* begin MATERIAL *

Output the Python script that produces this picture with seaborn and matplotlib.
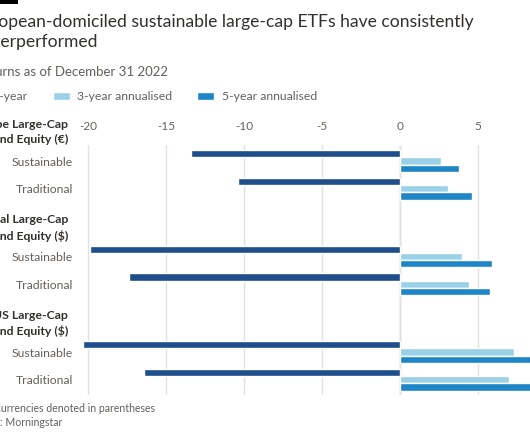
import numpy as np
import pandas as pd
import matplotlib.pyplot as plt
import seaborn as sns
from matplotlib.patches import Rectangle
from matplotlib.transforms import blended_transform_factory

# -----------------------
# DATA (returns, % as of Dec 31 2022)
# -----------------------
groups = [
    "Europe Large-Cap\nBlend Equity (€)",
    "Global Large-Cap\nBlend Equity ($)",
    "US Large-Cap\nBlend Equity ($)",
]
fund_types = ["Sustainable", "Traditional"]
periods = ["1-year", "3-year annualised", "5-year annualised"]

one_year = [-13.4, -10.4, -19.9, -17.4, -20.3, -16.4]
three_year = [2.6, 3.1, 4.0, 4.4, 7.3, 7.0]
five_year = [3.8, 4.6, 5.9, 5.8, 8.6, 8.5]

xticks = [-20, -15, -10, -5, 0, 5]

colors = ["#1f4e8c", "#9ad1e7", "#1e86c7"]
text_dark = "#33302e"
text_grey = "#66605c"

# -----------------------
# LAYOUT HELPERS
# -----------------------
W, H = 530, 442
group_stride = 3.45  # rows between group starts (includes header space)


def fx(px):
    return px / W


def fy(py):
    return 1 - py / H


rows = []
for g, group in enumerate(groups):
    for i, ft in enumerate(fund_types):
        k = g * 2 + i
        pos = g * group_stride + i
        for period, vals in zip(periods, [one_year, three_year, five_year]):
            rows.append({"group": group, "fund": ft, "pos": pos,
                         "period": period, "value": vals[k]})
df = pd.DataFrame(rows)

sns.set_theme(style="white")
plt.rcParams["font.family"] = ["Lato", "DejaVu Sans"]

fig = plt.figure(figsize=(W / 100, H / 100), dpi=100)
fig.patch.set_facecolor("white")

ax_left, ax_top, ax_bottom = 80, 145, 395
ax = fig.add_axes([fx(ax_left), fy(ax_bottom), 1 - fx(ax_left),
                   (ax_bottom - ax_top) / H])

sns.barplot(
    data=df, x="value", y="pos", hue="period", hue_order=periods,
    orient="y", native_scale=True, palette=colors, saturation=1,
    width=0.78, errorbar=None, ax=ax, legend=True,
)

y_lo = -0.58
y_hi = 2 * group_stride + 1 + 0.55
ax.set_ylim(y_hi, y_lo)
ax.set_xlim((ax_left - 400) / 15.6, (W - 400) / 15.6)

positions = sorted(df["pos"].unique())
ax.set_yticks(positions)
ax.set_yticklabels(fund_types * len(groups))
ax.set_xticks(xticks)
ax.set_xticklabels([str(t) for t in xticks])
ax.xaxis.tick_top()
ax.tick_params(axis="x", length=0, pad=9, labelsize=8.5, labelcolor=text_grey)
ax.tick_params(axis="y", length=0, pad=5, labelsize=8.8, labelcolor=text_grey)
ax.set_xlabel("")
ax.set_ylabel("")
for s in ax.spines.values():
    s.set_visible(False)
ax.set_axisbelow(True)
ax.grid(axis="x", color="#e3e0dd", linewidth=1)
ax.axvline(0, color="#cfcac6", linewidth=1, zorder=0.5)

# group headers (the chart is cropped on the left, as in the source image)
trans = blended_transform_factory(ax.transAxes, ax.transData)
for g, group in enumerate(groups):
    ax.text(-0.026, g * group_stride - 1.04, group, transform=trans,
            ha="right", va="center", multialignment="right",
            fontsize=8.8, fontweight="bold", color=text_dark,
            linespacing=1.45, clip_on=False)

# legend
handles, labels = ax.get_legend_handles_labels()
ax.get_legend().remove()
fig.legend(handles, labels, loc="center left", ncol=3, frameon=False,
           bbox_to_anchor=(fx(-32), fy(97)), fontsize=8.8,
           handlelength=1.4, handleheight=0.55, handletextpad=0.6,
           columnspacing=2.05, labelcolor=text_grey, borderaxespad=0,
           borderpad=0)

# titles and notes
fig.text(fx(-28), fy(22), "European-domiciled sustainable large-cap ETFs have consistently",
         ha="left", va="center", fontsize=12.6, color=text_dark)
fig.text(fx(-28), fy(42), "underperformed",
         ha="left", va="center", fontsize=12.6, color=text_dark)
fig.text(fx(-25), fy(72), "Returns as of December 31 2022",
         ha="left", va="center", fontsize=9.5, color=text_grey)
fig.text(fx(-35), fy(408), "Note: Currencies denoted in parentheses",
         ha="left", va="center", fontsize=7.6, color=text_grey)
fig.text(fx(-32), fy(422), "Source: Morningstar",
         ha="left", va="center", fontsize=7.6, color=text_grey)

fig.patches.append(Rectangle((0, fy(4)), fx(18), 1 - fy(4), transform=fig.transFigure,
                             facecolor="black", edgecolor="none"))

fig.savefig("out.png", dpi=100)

* end MATERIAL *
* begin MATERIAL *

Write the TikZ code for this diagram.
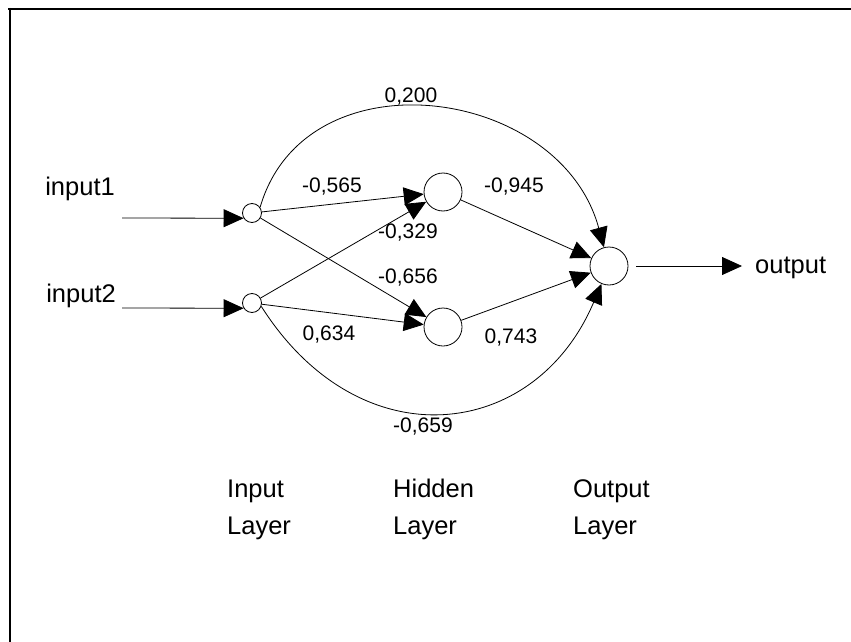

* end MATERIAL *
* begin MATERIAL *

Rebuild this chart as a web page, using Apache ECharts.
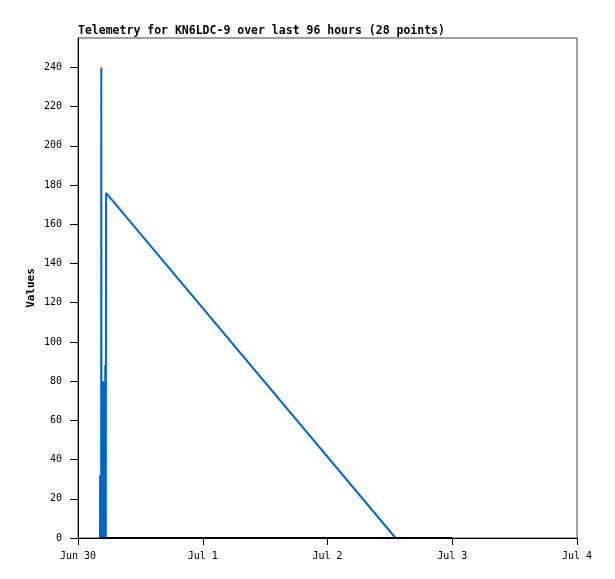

* end MATERIAL *

• _AIM_:
Pictures stay out: repeat exactly only the lines from the one with "Output the Python" through the one with "from matplotlib.transforms import".

• _REPLY TO THE EXERCISE_:
Output the Python script that produces this picture with seaborn and matplotlib.
import numpy as np
import pandas as pd
import matplotlib.pyplot as plt
import seaborn as sns
from matplotlib.patches import Rectangle
from matplotlib.transforms import blended_transform_factory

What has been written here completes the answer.